What do people miss most after divorce? Or do you think Holy Cow why did I go through that for so long?


----------



## Ynot

I think the responses you receive will vary by the how and why the poster came to be divorced. Some chose to end it, other had it chosen for them. Some understand it and others don't. Some have accepted it, while others haven't. 
I wish I could answer that question for you. Unfortunately I am still on the roller coaster, so anything I say at this moment would probably be something different than an hour before or after.


----------



## Dollystanford

All I missed was the familiarity of the routine. That gets easier after a time and then I started to realise how freeing it was not to have to deal with his crap all day every day

But then I don't mind change, I think people need it every once in a while.
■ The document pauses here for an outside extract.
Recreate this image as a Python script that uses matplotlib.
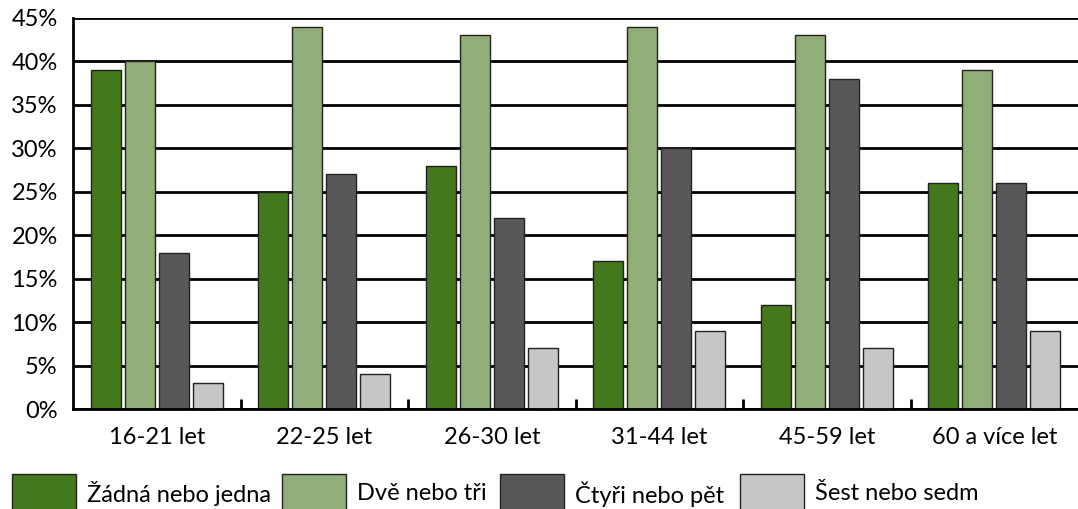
import matplotlib
matplotlib.use("Agg")
import matplotlib.pyplot as plt
from matplotlib.patches import Rectangle
import numpy as np

categories = ["16-21 let", "22-25 let", "26-30 let", "31-44 let", "45-59 let", "60 a více let"]
series_names = ["Žádná nebo jedna", "Dvě nebo tři", "Čtyři nebo pět", "Šest nebo sedm"]
zadna = [39, 25, 28, 17, 12, 26]
dve = [40, 44, 43, 44, 43, 39]
ctyri = [18, 27, 22, 30, 38, 26]
sest = [3, 4, 7, 9, 7, 9]
colors = ["#44781d", "#91ae78", "#58585a", "#c5c6c8"]
yticks = [0, 5, 10, 15, 20, 25, 30, 35, 40, 45]

plt.rcParams['font.family'] = ['Lato', 'DejaVu Sans']
FS = 17
W, H = 1078, 509
fig = plt.figure(figsize=(W/100, H/100), dpi=100)
ax = fig.add_axes([73/W, 1 - 409/H, 1 - 73/W, (409-18)/H])

x = np.arange(len(categories))
bw = 30/167.5
step = 34/167.5
data = [zadna, dve, ctyri, sest]
for i, (vals, c) in enumerate(zip(data, colors)):
    offs = (i - 1.5) * step
    ax.bar(x + offs, vals, width=bw, color=c, edgecolor="#222222", linewidth=1.0, zorder=3)

ax.set_xlim(-0.5, len(categories) - 0.5)
ax.set_ylim(0, 45)
ax.set_yticks(yticks)
ax.set_yticklabels([f"{v}%" for v in yticks], fontsize=FS)
ax.yaxis.grid(True, color="black", linewidth=2.0, zorder=1)
ax.set_axisbelow(True)
ax.tick_params(axis='y', length=0, pad=11)
ax.set_xticks(x)
ax.set_xticklabels(categories, fontsize=FS)
ax.tick_params(axis='x', which='major', length=0, pad=13)
ax.set_xticks(np.arange(0.5, len(categories) - 0.5, 1), minor=True)
ax.tick_params(axis='x', which='minor', direction='in', length=7, width=2.0, color='black')
for s in ['top', 'right']:
    ax.spines[s].set_visible(False)
for s in ['left', 'bottom']:
    ax.spines[s].set_linewidth(2.0)
    ax.spines[s].set_color('black')
    ax.spines[s].set_zorder(4)

# legend drawn manually in figure pixels
sq_x = [12, 282, 500, 740]
for sx, name, c in zip(sq_x, series_names, colors):
    fig.patches.append(Rectangle((sx/W, (H-512)/H), 64/W, 38/H, transform=fig.transFigure,
                                 facecolor=c, edgecolor="#222222", linewidth=1.0))
    fig.text((sx + 75)/W, 1 - 494/H, name, fontsize=FS, va='center', ha='left')

fig.savefig("out.png", dpi=100)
Maybe not quite so drastic but it's very easy to stagnate and you don't realise that's what you've done until you're out of it


----------



## movealong

I agree with Dolly, the routine of having someone there was a big part of my life. But, once it was gone, I was able to see how that routine had become detrimental to both myself and my XW. 

What do I miss? I miss waking up to someone to say good morning to and have a cup of coffee with while laying in bed. The great thing? I have that on a limited basis now with the woman I am dating. The best thing? She has her own home so I get to sprawl out across the bed during the week and then on weekends we get to make up for lost time during the week. 

I am sure there are other things I could list that I miss but, really, I am liking my life post-divorce.


----------



## Harken Banks

Appreciated. I think routine is the last thing I would miss. I'd like to wake up without sense hiding somewhere in the back of my head that I have done something wrong for which I will do penance and atone but I don't know what it is. I want to wake up to the sunrise and everything before me.


----------



## Rowan

I miss my house, and I miss the little routine things inherent in having someone to share daily life with. 

But a very large part of me also questions why I stayed married for so long. It's absolutely remarkable to live life without the daily presence of someone who seems to have a vested interest in encouraging me to feel bad about myself. It's very liberating. It's such a relief to not feel tense and an anxious all the time, to not have someone always there to help me second guess myself, question my reality, make sure I always know that I never quite measure up and that I'm just a little bit on the wrong side of crazy. I really never knew what it was like to feel like I was good enough, normal enough, not defective or broken in some way.


----------



## Harken Banks

Rowan said:


> I miss my house, and I miss the little routine things inherent in having someone to share daily life with.
> 
> But a very large part of me also questions why I stayed married for so long. It's absolutely remarkable to live life without the daily presence of someone who seems to have a vested interest in encouraging me to feel bad about myself. It's very liberating. It's such a relief to not feel tense and an anxious all the time, to not have someone always there to help me second guess myself, question my reality, make sure I always know that I never quite measure up and that I'm just a little bit on the wrong side of crazy. I really never knew what it was like to feel like I was good enough, normal enough, not defective or broken in some way.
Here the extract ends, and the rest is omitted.